== WHAT THIS TASK INVOLVES ==
Starting at the first line of the data, please print exactly those lines through the one that holds "plt.rcParams['mathtext.bf'] = 'Lato'", omitting every picture.

== COLLECTED MATERIAL ==

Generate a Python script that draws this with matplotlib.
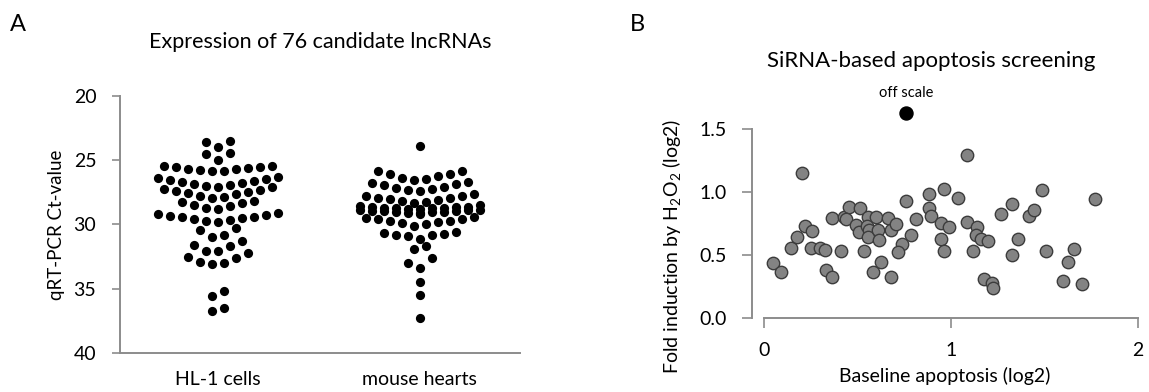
import numpy as np
import matplotlib
matplotlib.use('Agg')
import matplotlib.pyplot as plt

plt.rcParams['font.family'] = ['Lato', 'DejaVu Sans']
plt.rcParams['mathtext.fontset'] = 'custom'
plt.rcParams['mathtext.rm'] = 'Lato'
plt.rcParams['mathtext.it'] = 'Lato'
plt.rcParams['mathtext.bf'] = 'Lato'

# panel A: Ct values per lncRNA
groups = ['HL-1 cells', 'mouse hearts']
hl1_ct = [23.5, 23.55, 23.95,
          24.45, 24.55, 24.95,
          25.42, 25.45, 25.5, 25.55, 25.6, 25.65, 25.7, 25.75, 25.8, 25.84,
          26.28, 26.35, 26.45, 26.55, 26.62, 26.7, 26.78, 26.85, 26.92, 27.0, 27.06,
          27.12, 27.2, 27.3, 27.4, 27.5, 27.58, 27.65, 27.75, 27.85, 27.92,
          28.15, 28.25, 28.35, 28.45, 28.55, 28.7, 28.8,
          29.13, 29.18, 29.25, 29.3, 29.38, 29.45, 29.5, 29.58, 29.65, 29.72, 29.78,
          30.25, 30.4, 30.8, 30.95,
          31.3, 31.6, 31.7, 32.05, 32.1,
          32.25, 32.5, 32.6, 32.9, 33.0, 33.05,
          35.2, 35.6,
          36.5, 36.7]
heart_ct = [23.9,
            25.8, 25.8, 26.05, 26.1, 26.25, 26.35, 26.45, 26.55,
            26.7, 26.8, 26.85, 26.95, 27.05, 27.15, 27.2, 27.3, 27.4,
            27.6, 27.75, 27.8, 27.9, 27.95, 28.0, 28.1, 28.2, 28.25, 28.3,
            28.5, 28.55, 28.6, 28.62, 28.65, 28.68, 28.7, 28.72, 28.75, 28.78, 28.8,
            28.85, 28.88, 28.9, 28.92, 28.95, 28.98, 29.0, 29.02, 29.05, 29.08, 29.1,
            29.18,
            29.45, 29.5, 29.55, 29.6, 29.7, 29.75, 29.8, 29.85, 29.95, 30.1,
            30.6, 30.7, 30.75, 30.8, 30.85, 30.9, 31.1,
            31.7, 31.9,
            32.6, 33.0, 33.35,
            34.5, 35.5, 37.3]

# panel B: siRNA screen
baseline = [0.205, 0.046, 0.089, 0.142, 0.174, 0.222, 0.258, 0.253, 0.298, 0.328,
            0.333, 0.363, 0.366, 0.414, 0.428, 0.456, 0.439, 0.492, 0.513, 0.510,
            0.535, 0.558, 0.549, 0.563, 0.554, 0.599, 0.608, 0.617, 0.584, 0.628,
            0.665, 0.678, 0.678, 0.706, 0.736, 0.718, 0.758, 1.087, 0.884, 0.964,
            1.036, 0.884, 0.895, 0.815, 0.947, 0.989, 1.087, 1.137, 1.133, 1.163,
            1.198, 0.947, 0.964, 1.116, 0.788, 1.178, 1.221, 1.226, 1.267, 1.328,
            1.357, 1.328, 1.417, 1.446, 1.489, 1.508, 1.658, 1.628, 1.597, 1.699,
            1.770]
induction = [1.156, 0.436, 0.370, 0.560, 0.648, 0.733, 0.695, 0.560, 0.560, 0.542,
             0.383, 0.330, 0.798, 0.537, 0.806, 0.886, 0.786, 0.740, 0.873, 0.687,
             0.537, 0.806, 0.733, 0.701, 0.648, 0.806, 0.701, 0.621, 0.370, 0.444,
             0.794, 0.701, 0.330, 0.748, 0.590, 0.529, 0.931, 1.296, 0.986, 1.026,
             0.952, 0.873, 0.812, 0.788, 0.759, 0.727, 0.767, 0.722, 0.661, 0.627,
             0.616, 0.627, 0.537, 0.537, 0.661, 0.312, 0.278, 0.238, 0.828, 0.907,
             0.627, 0.502, 0.815, 0.860, 1.018, 0.537, 0.548, 0.444, 0.298, 0.272,
             0.947]
off_scale = (0.758, 1.63)

AXIS_GREY = '#8c8c8c'


def column_scatter(values, center, binw=0.8, step=0.0594, maxrow=11):
  # prism-like column scatter: values binned into rows, biggest in the middle
  v = np.sort(np.asarray(values))
  rows = []
  cur = [v[0]]
  for val in v[1:]:
    if val - cur[0] <= binw + 1e-9:
      cur.append(val)
    else:
      rows.append(cur)
      cur = [val]
  rows.append(cur)

  xs, ys = [], []
  for row in rows:
    for k in range(0, len(row), maxrow):
      chunk = sorted(row[k:k + maxrow], reverse=True)
      n = len(chunk)
      slots = sorted(np.arange(n) - (n - 1) / 2, key=lambda s: (abs(s), s))
      for s, val in zip(slots, chunk):
        xs.append(center + s * step)
        ys.append(val)
  return xs, ys


fig = plt.figure(figsize=(11.49, 3.92), dpi=100)

# ---- panel A
ax1 = fig.add_axes([0.1044, 0.0995, 0.3481, 0.6556])
for i, vals in enumerate([hl1_ct, heart_ct]):
  xs, ys = column_scatter(vals, i)
  ax1.scatter(xs, ys, s=44, color='black', linewidths=0, zorder=3)

ax1.set_xlim(-0.485, 1.495)
ax1.set_ylim(40, 20)
ax1.set_yticks([20, 25, 30, 35, 40])
ax1.set_xticks([0, 1])
ax1.set_xticklabels(groups)
ax1.tick_params(axis='x', length=0, pad=13, labelsize=14)
ax1.tick_params(axis='y', length=6, width=1.2, color=AXIS_GREY, pad=11, labelsize=14)
ax1.set_ylabel('qRT-PCR Ct-value', fontsize=13.5, labelpad=6)
for side in ['top', 'right']:
  ax1.spines[side].set_visible(False)
for side in ['left', 'bottom']:
  ax1.spines[side].set_color(AXIS_GREY)
  ax1.spines[side].set_linewidth(1.4)
fig.text(0.2785, 0.893, 'Expression of 76 candidate lncRNAs', ha='center',
         va='center', fontsize=15.5)

# ---- panel B
ax2 = fig.add_axes([0.6545, 0.188, 0.3359, 0.482])
ax2.scatter(baseline, induction, s=80, facecolor='#838383', edgecolor='#3c3c3c',
            linewidths=1.0, zorder=3)
ax2.scatter([off_scale[0]], [off_scale[1]], s=88, color='black', clip_on=False,
            zorder=4)
ax2.annotate('off scale', off_scale, xytext=(0, 9), textcoords='offset points',
             ha='center', va='bottom', fontsize=10.5, annotation_clip=False)

ax2.set_xlim(-0.064, 2.0)
ax2.set_ylim(0, 1.5)
ax2.set_xticks([0, 1, 2])
ax2.set_yticks([0.0, 0.5, 1.0, 1.5])
ax2.set_yticklabels(['0.0', '0.5', '1.0', '1.5'])
ax2.tick_params(length=7, width=1.2, color=AXIS_GREY, labelsize=14)
ax2.tick_params(axis='x', pad=10)
ax2.tick_params(axis='y', pad=11)
for side in ['top', 'right']:
  ax2.spines[side].set_visible(False)
for side in ['left', 'bottom']:
  ax2.spines[side].set_color(AXIS_GREY)
  ax2.spines[side].set_linewidth(1.4)
ax2.spines['bottom'].set_bounds(0, 2)
ax2.set_xlabel('Baseline apoptosis (log2)', fontsize=14, labelpad=6)
ax2.set_ylabel('Fold induction by H$_2$O$_2$ (log2)', fontsize=14)
ax2.yaxis.set_label_coords(-0.18, 0.38)

fig.text(0.81, 0.845, 'SiRNA-based apoptosis screening', ha='center',
         va='center', fontsize=16)

fig.text(0.009, 0.92, 'A', fontsize=17, va='baseline')
fig.text(0.548, 0.92, 'B', fontsize=17, va='baseline')

fig.savefig('out.png', dpi=100)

== EXPECTED OUTPUT ==
Generate a Python script that draws this with matplotlib.
import numpy as np
import matplotlib
matplotlib.use('Agg')
import matplotlib.pyplot as plt

plt.rcParams['font.family'] = ['Lato', 'DejaVu Sans']
plt.rcParams['mathtext.fontset'] = 'custom'
plt.rcParams['mathtext.rm'] = 'Lato'
plt.rcParams['mathtext.it'] = 'Lato'
plt.rcParams['mathtext.bf'] = 'Lato'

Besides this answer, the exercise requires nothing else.